Every year, several Japanese language teachers world-wide are accepted to our advanced teacher training program at the Japan Foundation Japanese Language Institute Urawa. This program is different from the short term and long term training programs because it allowed more experienced individuals to work on special projects to address specific challenges they face in their field. Prof. Noriko Nagata from the University of San Francisco participated in this program during fall of 2013 and wrote about her experiences in a report that is linked below for your reading pleasure.
In July of 2013, 32 US high school students participated in the JET Memorial Invitational Program (JET-MIP). They travelled to Japan for a two week study tour of the Tohoku region, focusing on the cities of Rikuzentakata and Ishonomaki. These were the cities that Montgomery Dickson and Taylor Anderson were assigned during their tenure as JET Assistant Language Teachers. Sadly, they lost their lives during the Great East Japan Earthquake and Tsunami in March, 2011 and JET-MIP was created to commemorate their work. Participants took part in exchanges with local elementary, middle and high school students as well as local community groups with the purpose of fostering friendship and goodwill between both countries. Each month, we will feature four essays written by the participants describing their experiences in Japan. Click below to read about their unforgettable journey.

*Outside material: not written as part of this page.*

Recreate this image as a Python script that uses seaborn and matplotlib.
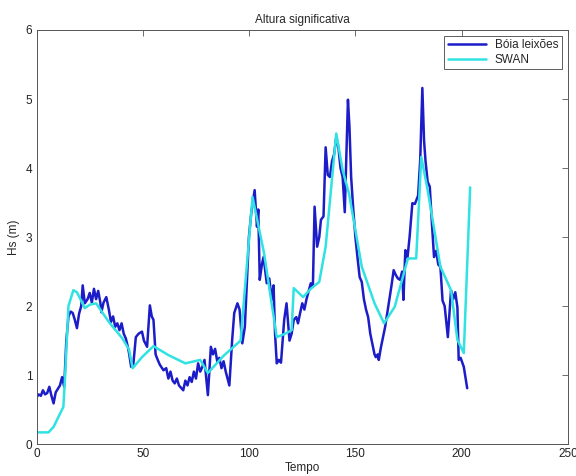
import matplotlib
matplotlib.use("Agg")
import matplotlib.pyplot as plt
import pandas as pd
import seaborn as sns

# buoy record (Bóia leixões)
buoy_t = [0, 1, 2, 3, 4, 5, 6, 7, 8, 9, 10, 11, 12, 13, 14, 15, 16, 17, 18, 19,
          20, 21, 21.7, 22.7, 24, 25, 26, 27, 28, 29, 30, 30.5, 31.5, 32.8, 34, 35,
          36, 37, 38, 39, 40, 41, 42, 43, 43.5, 44.5, 45.5, 46.7, 48, 49.6, 50.5,
          52, 53.3, 54.2, 55, 56, 57, 58, 59.7, 61, 62, 63, 64, 65, 66, 67, 69, 70,
          71, 72, 73, 74, 75, 76, 77, 78, 79, 80.6, 82, 83, 84, 85, 86, 87, 88, 89,
          90.7, 92, 93, 94.5, 95.5, 96.8, 98, 99.9, 101, 102.6, 103.7, 104.3,
          105, 106, 106.8, 108.3, 109.5, 110.6, 111.5, 112.2, 113, 114, 115, 116.5,
          117.6, 119, 120, 121, 122.2, 123, 124, 125, 126, 127, 129, 130, 130.8,
          132, 133, 133.8, 135, 136, 137, 138, 139, 140, 141, 142, 143, 144, 145,
          146.5, 147.2, 148, 149, 150, 151, 152, 153, 154, 155, 156, 157, 158, 159,
          159.6, 160.5, 161, 162, 163, 164, 165, 166, 167, 168, 169, 170, 171, 172,
          172.6, 173.5, 174.5, 175.5, 176.8, 178, 179.5, 180.5, 181.5, 182.3, 183,
          184, 185, 186, 187, 188, 189, 190, 191, 192, 193.5, 194.5, 195, 196, 197,
          198, 198.6, 199.5, 201, 202.6]
buoy_hs = [0.68, 0.72, 0.70, 0.78, 0.72, 0.74, 0.83, 0.70, 0.59, 0.75, 0.80, 0.85,
           0.97, 0.83, 1.50, 1.85, 1.92, 1.90, 1.80, 1.68, 1.89, 2.00, 2.30, 2.04,
           2.10, 2.19, 2.05, 2.25, 2.10, 2.22, 2.05, 1.91, 2.05, 2.13, 1.95, 1.77,
           1.85, 1.70, 1.75, 1.65, 1.75, 1.60, 1.53, 1.40, 1.32, 1.12, 1.15, 1.55,
           1.60, 1.63, 1.50, 1.41, 2.01, 1.85, 1.80, 1.30, 1.22, 1.15, 1.07, 1.10,
           0.95, 1.05, 0.92, 0.88, 0.95, 0.85, 0.78, 0.92, 0.85, 0.97, 0.90, 1.05,
           0.95, 1.17, 1.05, 1.12, 1.22, 0.71, 1.41, 1.30, 1.38, 1.20, 1.25, 1.10,
           1.20, 1.05, 0.85, 1.50, 1.90, 2.04, 1.95, 1.46, 1.70, 3.00, 3.35, 3.68,
           3.15, 3.40, 2.38, 2.60, 2.71, 2.33, 2.40, 2.09, 2.30, 1.60, 1.17, 1.22,
           1.18, 1.80, 2.04, 1.50, 1.60, 1.80, 1.84, 1.75, 1.90, 2.04, 1.95, 2.10,
           2.33, 2.28, 3.44, 2.86, 3.00, 3.25, 3.30, 4.30, 3.90, 3.87, 4.10, 4.20,
           4.45, 4.30, 4.00, 3.87, 3.36, 4.99, 4.60, 3.87, 3.40, 3.00, 2.70, 2.42,
           2.35, 2.10, 1.95, 1.84, 1.60, 1.45, 1.30, 1.26, 1.30, 1.22, 1.40, 1.55,
           1.70, 1.90, 2.10, 2.30, 2.52, 2.45, 2.40, 2.38, 2.50, 2.09, 2.81, 2.70,
           3.00, 3.49, 3.48, 3.60, 4.12, 5.16, 4.40, 4.10, 3.80, 3.73, 3.20, 2.71,
           2.80, 2.60, 2.57, 2.08, 2.00, 1.55, 2.00, 2.23, 2.10, 2.20, 1.98, 1.22,
           1.25, 1.12, 0.81]

# SWAN model
swan_t = [0, 5.6, 8, 12.6, 13.4, 15, 17.3, 19, 22.7, 25, 28, 34, 40.4, 43.5, 45.2,
          49.6, 55, 62, 70, 77, 80.6, 88, 96, 101.6, 107, 113, 117, 120, 121,
          125.4, 129, 133, 136, 141, 144, 147, 153, 159, 163.5, 168.5, 174.7, 178.6,
          181, 184, 190, 195, 198, 201, 204]
swan_hs = [0.17, 0.17, 0.25, 0.54, 0.97, 2.00, 2.23, 2.20, 1.97, 2.02, 2.04, 1.77,
           1.53, 1.37, 1.10, 1.26, 1.42, 1.29, 1.17, 1.22, 1.03, 1.28, 1.50, 3.58,
           2.77, 1.55, 1.60, 1.65, 2.26, 2.13, 2.25, 2.35, 2.86, 4.50, 3.97, 3.63,
           2.57, 2.04, 1.75, 1.99, 2.69, 2.69, 4.16, 3.68, 2.57, 2.23, 1.51, 1.32, 3.72]

x_ticks = [0, 50, 100, 150, 200, 250]
y_ticks = [0, 1, 2, 3, 4, 5, 6]

df = pd.concat([
    pd.DataFrame({"t": buoy_t, "hs": buoy_hs, "serie": "Bóia leixões"}),
    pd.DataFrame({"t": swan_t, "hs": swan_hs, "serie": "SWAN"}),
], ignore_index=True)

sns.set_theme(style="white")
plt.rcParams["font.family"] = ["Liberation Sans", "DejaVu Sans"]

fig = plt.figure(figsize=(5.76, 4.76), dpi=100)
ax = fig.add_axes([0.0635, 0.067, 0.9225, 0.870])

sns.lineplot(data=df, x="t", y="hs", hue="serie", sort=False, estimator=None,
             palette={"Bóia leixões": "#1c1cc8", "SWAN": "#30e2e2"},
             linewidth=1.8, ax=ax)

ax.set_xlim(0, 250)
ax.set_ylim(0, 6)
ax.set_xticks(x_ticks)
ax.set_yticks(y_ticks)
ax.tick_params(direction="in", length=4, width=0.6, colors="#555555",
               labelsize=8.5, labelcolor="#222222", top=True, right=True, pad=3)
for s in ax.spines.values():
    s.set_color("#555555")
    s.set_linewidth(0.7)

ax.set_title("Altura significativa", fontsize=8.5, pad=5)
ax.set_xlabel("Tempo", fontsize=8.5, labelpad=1)
ax.set_ylabel("Hs (m)", fontsize=8.5, labelpad=4)

leg = ax.legend(loc="upper right", fontsize=8.5, frameon=True, fancybox=False,
                borderaxespad=0.5, handlelength=3.2, borderpad=0.3,
                labelspacing=0.2, title=None)
leg.get_frame().set_edgecolor("#333333")
leg.get_frame().set_linewidth(0.7)

fig.savefig("out.png", dpi=100)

Misako Ito, our Director for the past three years, returned to Japan at the end of March. She was instrumental in the move of our office to the Miracle Mile and the organization of the many community events that are held at our office each month. A reception was held to thank her for her hard work and to welcome our new director, Naomi Takasu. We appreciate all who came to say their good byes and also to say their hellos. We hope Misako will be able to enjoy the cherry blossom season in Japan with her family after being away for so long.